→ TO BE DONE
Repeat the listing exactly as given, omitting every image.

>> BEGIN

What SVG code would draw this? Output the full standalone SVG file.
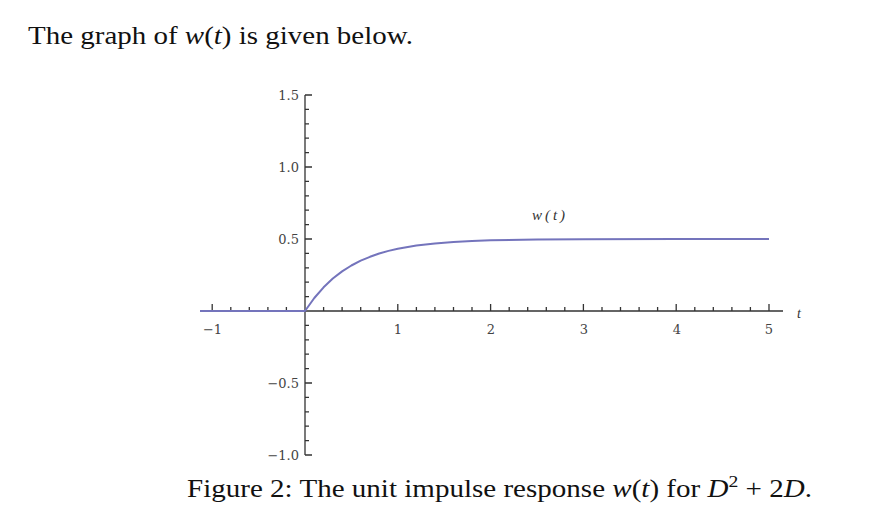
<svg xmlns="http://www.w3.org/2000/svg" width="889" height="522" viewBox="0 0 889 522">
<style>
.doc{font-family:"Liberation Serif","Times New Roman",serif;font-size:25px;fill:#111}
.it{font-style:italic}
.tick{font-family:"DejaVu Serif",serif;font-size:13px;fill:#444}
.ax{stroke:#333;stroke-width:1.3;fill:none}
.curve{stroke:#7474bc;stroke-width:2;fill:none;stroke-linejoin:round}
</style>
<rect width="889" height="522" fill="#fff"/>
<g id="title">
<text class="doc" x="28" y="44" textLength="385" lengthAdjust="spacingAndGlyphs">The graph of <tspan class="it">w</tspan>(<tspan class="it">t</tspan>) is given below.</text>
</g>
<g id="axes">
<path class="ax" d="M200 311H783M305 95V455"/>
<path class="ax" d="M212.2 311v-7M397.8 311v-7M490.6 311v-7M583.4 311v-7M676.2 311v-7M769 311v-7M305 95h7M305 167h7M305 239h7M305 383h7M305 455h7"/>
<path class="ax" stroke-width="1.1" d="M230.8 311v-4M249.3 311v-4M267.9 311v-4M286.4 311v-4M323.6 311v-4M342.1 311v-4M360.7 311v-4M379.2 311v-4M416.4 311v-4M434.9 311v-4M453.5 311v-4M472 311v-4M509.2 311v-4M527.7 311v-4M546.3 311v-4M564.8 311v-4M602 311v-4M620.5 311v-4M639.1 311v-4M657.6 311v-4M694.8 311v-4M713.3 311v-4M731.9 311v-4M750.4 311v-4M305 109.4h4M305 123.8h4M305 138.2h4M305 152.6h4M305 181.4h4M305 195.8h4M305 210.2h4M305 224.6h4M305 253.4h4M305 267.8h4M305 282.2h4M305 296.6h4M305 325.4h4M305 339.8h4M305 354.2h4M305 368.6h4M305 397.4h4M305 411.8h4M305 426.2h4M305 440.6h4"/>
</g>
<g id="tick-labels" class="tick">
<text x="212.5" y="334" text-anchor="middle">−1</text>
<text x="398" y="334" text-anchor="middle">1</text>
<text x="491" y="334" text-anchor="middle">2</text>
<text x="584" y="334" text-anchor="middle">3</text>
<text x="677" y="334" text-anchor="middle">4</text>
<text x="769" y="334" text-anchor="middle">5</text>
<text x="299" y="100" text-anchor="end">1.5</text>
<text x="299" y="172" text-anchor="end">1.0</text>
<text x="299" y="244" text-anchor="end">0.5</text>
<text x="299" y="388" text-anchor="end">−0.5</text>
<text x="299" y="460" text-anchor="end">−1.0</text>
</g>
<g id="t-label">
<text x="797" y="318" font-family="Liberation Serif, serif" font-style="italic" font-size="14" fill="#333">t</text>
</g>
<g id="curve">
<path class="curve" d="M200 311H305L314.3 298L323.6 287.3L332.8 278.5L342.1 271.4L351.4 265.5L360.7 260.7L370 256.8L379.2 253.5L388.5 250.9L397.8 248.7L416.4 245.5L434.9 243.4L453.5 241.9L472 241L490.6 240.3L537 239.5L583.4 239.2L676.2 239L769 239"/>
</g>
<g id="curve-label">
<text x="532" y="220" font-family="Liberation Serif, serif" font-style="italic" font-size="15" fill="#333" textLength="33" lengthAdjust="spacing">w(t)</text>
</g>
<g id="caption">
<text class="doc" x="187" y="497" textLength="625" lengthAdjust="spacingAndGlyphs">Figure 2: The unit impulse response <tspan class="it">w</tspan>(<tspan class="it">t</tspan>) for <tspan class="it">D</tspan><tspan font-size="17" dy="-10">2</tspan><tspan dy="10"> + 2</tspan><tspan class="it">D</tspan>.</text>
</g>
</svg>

>> END

→ SOLUTION TO THIS EXERCISE
What SVG code would draw this? Output the full standalone SVG file.
<svg xmlns="http://www.w3.org/2000/svg" width="889" height="522" viewBox="0 0 889 522">
<style>
.doc{font-family:"Liberation Serif","Times New Roman",serif;font-size:25px;fill:#111}
.it{font-style:italic}
.tick{font-family:"DejaVu Serif",serif;font-size:13px;fill:#444}
.ax{stroke:#333;stroke-width:1.3;fill:none}
.curve{stroke:#7474bc;stroke-width:2;fill:none;stroke-linejoin:round}
</style>
<rect width="889" height="522" fill="#fff"/>
<g id="title">
<text class="doc" x="28" y="44" textLength="385" lengthAdjust="spacingAndGlyphs">The graph of <tspan class="it">w</tspan>(<tspan class="it">t</tspan>) is given below.</text>
</g>
<g id="axes">
<path class="ax" d="M200 311H783M305 95V455"/>
<path class="ax" d="M212.2 311v-7M397.8 311v-7M490.6 311v-7M583.4 311v-7M676.2 311v-7M769 311v-7M305 95h7M305 167h7M305 239h7M305 383h7M305 455h7"/>
<path class="ax" stroke-width="1.1" d="M230.8 311v-4M249.3 311v-4M267.9 311v-4M286.4 311v-4M323.6 311v-4M342.1 311v-4M360.7 311v-4M379.2 311v-4M416.4 311v-4M434.9 311v-4M453.5 311v-4M472 311v-4M509.2 311v-4M527.7 311v-4M546.3 311v-4M564.8 311v-4M602 311v-4M620.5 311v-4M639.1 311v-4M657.6 311v-4M694.8 311v-4M713.3 311v-4M731.9 311v-4M750.4 311v-4M305 109.4h4M305 123.8h4M305 138.2h4M305 152.6h4M305 181.4h4M305 195.8h4M305 210.2h4M305 224.6h4M305 253.4h4M305 267.8h4M305 282.2h4M305 296.6h4M305 325.4h4M305 339.8h4M305 354.2h4M305 368.6h4M305 397.4h4M305 411.8h4M305 426.2h4M305 440.6h4"/>
</g>
<g id="tick-labels" class="tick">
<text x="212.5" y="334" text-anchor="middle">−1</text>
<text x="398" y="334" text-anchor="middle">1</text>
<text x="491" y="334" text-anchor="middle">2</text>
<text x="584" y="334" text-anchor="middle">3</text>
<text x="677" y="334" text-anchor="middle">4</text>
<text x="769" y="334" text-anchor="middle">5</text>
<text x="299" y="100" text-anchor="end">1.5</text>
<text x="299" y="172" text-anchor="end">1.0</text>
<text x="299" y="244" text-anchor="end">0.5</text>
<text x="299" y="388" text-anchor="end">−0.5</text>
<text x="299" y="460" text-anchor="end">−1.0</text>
</g>
<g id="t-label">
<text x="797" y="318" font-family="Liberation Serif, serif" font-style="italic" font-size="14" fill="#333">t</text>
</g>
<g id="curve">
<path class="curve" d="M200 311H305L314.3 298L323.6 287.3L332.8 278.5L342.1 271.4L351.4 265.5L360.7 260.7L370 256.8L379.2 253.5L388.5 250.9L397.8 248.7L416.4 245.5L434.9 243.4L453.5 241.9L472 241L490.6 240.3L537 239.5L583.4 239.2L676.2 239L769 239"/>
</g>
<g id="curve-label">
<text x="532" y="220" font-family="Liberation Serif, serif" font-style="italic" font-size="15" fill="#333" textLength="33" lengthAdjust="spacing">w(t)</text>
</g>
<g id="caption">
<text class="doc" x="187" y="497" textLength="625" lengthAdjust="spacingAndGlyphs">Figure 2: The unit impulse response <tspan class="it">w</tspan>(<tspan class="it">t</tspan>) for <tspan class="it">D</tspan><tspan font-size="17" dy="-10">2</tspan><tspan dy="10"> + 2</tspan><tspan class="it">D</tspan>.</text>
</g>
</svg>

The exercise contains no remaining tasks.